An amendment he put to Parliament was passed by a majority of 16 votes.

It requested that the House agreed to replace the Irish border back stop “with alternative arrangements to avoid a hard border.”

In an exclusive interview, Sir Graham explained what these alternative arrangements might be.

He said: “Any arrangement that avoids the possibility of being permanently locked in the wrong agreement would be acceptable.”

He suggested this could be the right to give notice, the conditions that the back stop would need if negotiations broke down, or a much more rapid agreement to guarantee free trade between the Republic of Ireland and the United Kingdom.

In his Parliamentary speech, Sir Graham explained the reason why he had tabled the amendment, having initially voted against the deal.

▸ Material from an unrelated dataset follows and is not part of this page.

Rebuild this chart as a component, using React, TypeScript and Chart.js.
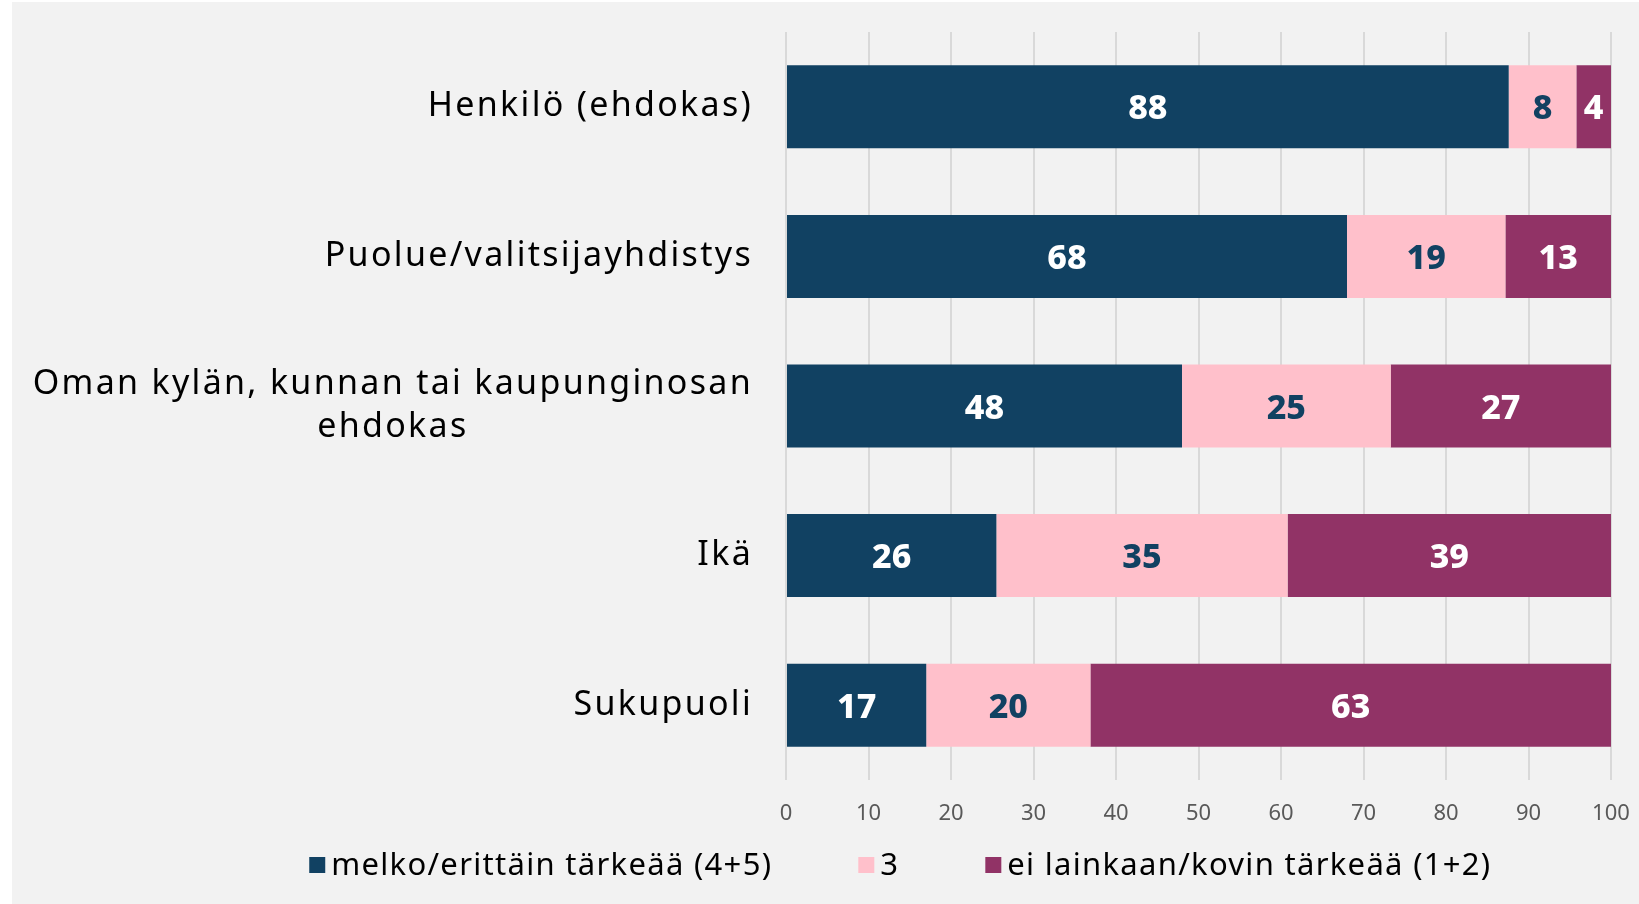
import React, { useEffect, useRef } from "react";
import { Chart, registerables } from "chart.js";

Chart.register(...registerables);

const categories: string[][] = [
  ["Henkilö (ehdokas)"],
  ["Puolue/valitsijayhdistys"],
  ["Oman kylän, kunnan tai kaupunginosan", "ehdokas"],
  ["Ikä"],
  ["Sukupuoli"],
];
const seriesNames = ["melko/erittäin tärkeää (4+5)", "3", "ei lainkaan/kovin tärkeää (1+2)"];
const important = [87.6, 68.0, 48.0, 25.5, 17.0];
const neutral = [8.2, 19.2, 25.3, 35.3, 19.9];
const notImportant = [4.2, 12.8, 26.7, 39.2, 63.1];
const xTickValues = [0, 10, 20, 30, 40, 50, 60, 70, 80, 90, 100];

const COLORS = ["#114162", "#ffc0cb", "#913366"];
const LABEL_COLORS = ["#ffffff", "#114162", "#ffffff"];
const FONT = "'Noto Sans', 'Open Sans', sans-serif";

const yLabelPlugin = {
  id: "yLabels",
  afterDraw(chart: any) {
    const ctx = chart.ctx;
    const yScale = chart.scales.y;
    const right = chart.chartArea.left - 33;
    ctx.save();
    ctx.font = `34px ${FONT}`;
    (ctx as any).letterSpacing = "2.3px";
    ctx.fillStyle = "#000000";
    ctx.textAlign = "center";
    ctx.textBaseline = "middle";
    const lineH = 43;
    (chart.data.labels as string[][]).forEach((lines, i) => {
      const y = yScale.getPixelForValue(i);
      const widest = Math.max(...lines.map((l) => ctx.measureText(l).width));
      const cx = right - widest / 2;
      const startY = y - ((lines.length - 1) * lineH) / 2;
      lines.forEach((l, j) => ctx.fillText(l, cx, startY + j * lineH));
    });
    ctx.restore();
  },
};

const dataLabelPlugin = {
  id: "dataLabels",
  afterDatasetsDraw(chart: any) {
    const ctx = chart.ctx;
    ctx.save();
    ctx.font = `800 34px ${FONT}`;
    ctx.textAlign = "center";
    ctx.textBaseline = "middle";
    chart.data.datasets.forEach((ds: any, di: number) => {
      const meta = chart.getDatasetMeta(di);
      ctx.fillStyle = LABEL_COLORS[di];
      meta.data.forEach((el: any, i: number) => {
        const v = ds.data[i];
        const cx = (el.x + el.base) / 2;
        ctx.fillText(String(Math.round(v)), cx, el.y + 3);
      });
    });
    ctx.restore();
  },
};

const legendPlugin = {
  id: "customLegend",
  afterDraw(chart: any) {
    const ctx = chart.ctx;
    ctx.save();
    ctx.font = `31px ${FONT}`;
    (ctx as any).letterSpacing = "1.3px";
    ctx.textBaseline = "middle";
    ctx.textAlign = "left";
    const box = 16;
    const boxGap = 6;
    const itemGap = 86;
    const widths = seriesNames.map((n) => box + boxGap + ctx.measureText(n).width);
    const total = widths.reduce((a, b) => a + b, 0) + itemGap * (seriesNames.length - 1);
    const centerX = chart.width * 0.546;
    const y = chart.height - 39;
    let x = centerX - total / 2;
    seriesNames.forEach((n, i) => {
      ctx.fillStyle = COLORS[i];
      ctx.fillRect(x, y - box / 2, box, box);
      ctx.fillStyle = "#000000";
      ctx.fillText(n, x + box + boxGap, y + 1);
      x += widths[i] + itemGap;
    });
    ctx.restore();
  },
};

export default function App() {
  const canvasRef = useRef<HTMLCanvasElement | null>(null);

  useEffect(() => {
    if (!canvasRef.current) return;
    const data = [important, neutral, notImportant];
    const chart = new Chart(canvasRef.current, {
      type: "bar",
      data: {
        labels: categories as any,
        datasets: seriesNames.map((name, i) => ({
          label: name,
          data: data[i],
          backgroundColor: COLORS[i],
          borderWidth: 0,
          barPercentage: 0.555,
          categoryPercentage: 1,
        })),
      },
      options: {
        indexAxis: "y",
        responsive: false,
        animation: false,
        layout: { padding: { top: 30, right: 28, left: 0, bottom: 0 } },
        plugins: {
          legend: { display: false },
          tooltip: { enabled: false },
        },
        scales: {
          x: {
            stacked: true,
            min: 0,
            max: 100,
            afterBuildTicks(scale: any) {
              scale.ticks = xTickValues.map((v) => ({ value: v }));
            },
            afterFit(scale: any) {
              scale.height = 124;
              scale.paddingLeft = 0;
              scale.paddingRight = 0;
            },
            grid: { color: "#d9d9d9", lineWidth: 2, drawTicks: false },
            border: { display: false },
            ticks: {
              font: { family: FONT, size: 22 },
              color: "#595959",
              padding: 21,
            },
          },
          y: {
            stacked: true,
            afterFit(scale: any) {
              scale.width = 774;
            },
            grid: { display: false },
            border: { display: false },
            ticks: { display: false },
          },
        },
      },
      plugins: [yLabelPlugin, dataLabelPlugin, legendPlugin],
    });
    return () => chart.destroy();
  }, []);

  return (
    <div
      style={{
        position: "absolute",
        left: 12,
        top: 2,
        width: 1627,
        height: 902,
        background: "#f2f2f2",
      }}
    >
      <canvas ref={canvasRef} width={1627} height={902} style={{ display: "block" }} />
    </div>
  );
}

He said: “There was in that withdrawal agreement one compromise too far. It isn’t, and I think it is important to say, the whole concept of the back stop.

"The compromise too far is the possibility that that back stop arrangement which is explicitly intended never to be anything more than a temporary arrangement could, in the terms it has been brought forward, actually become a permanent arrangement.

“And, by doing so, could lock in a situation where Northern Ireland is treated differently from the rest of the United Kingdom perpetually and where the whole of the United Kingdom is locked into the Customs Union in perpetuity as well.”

He told the Messenger: “I was delighted to win because in this Parliament a majority of 16 seemed high.”

He recalled the activity before the amendment was put.

“I thought that I and a number of other people had worked quite hard to ensure that we had the support that we needed.

“Crucially, on the Monday afternoon, getting the Government’s support and then talking to a lot of colleagues all the way through Tuesday, I became cautiously optimistic.

“The vote included members of four political parties ­— most Conservative MPs, the Democratic Unionist Party, one Liberal Democrat and eight Labour Members.

“The EU has repeatedly said that it cannot negotiate with us because it doesn’t know what we can get the House of Commons to agree.

“My amendment answers that question and strengthened the Prime Minister’s hand considerably.

“It expresses the preference for leaving the EU in an orderly manner with an agreement in place.”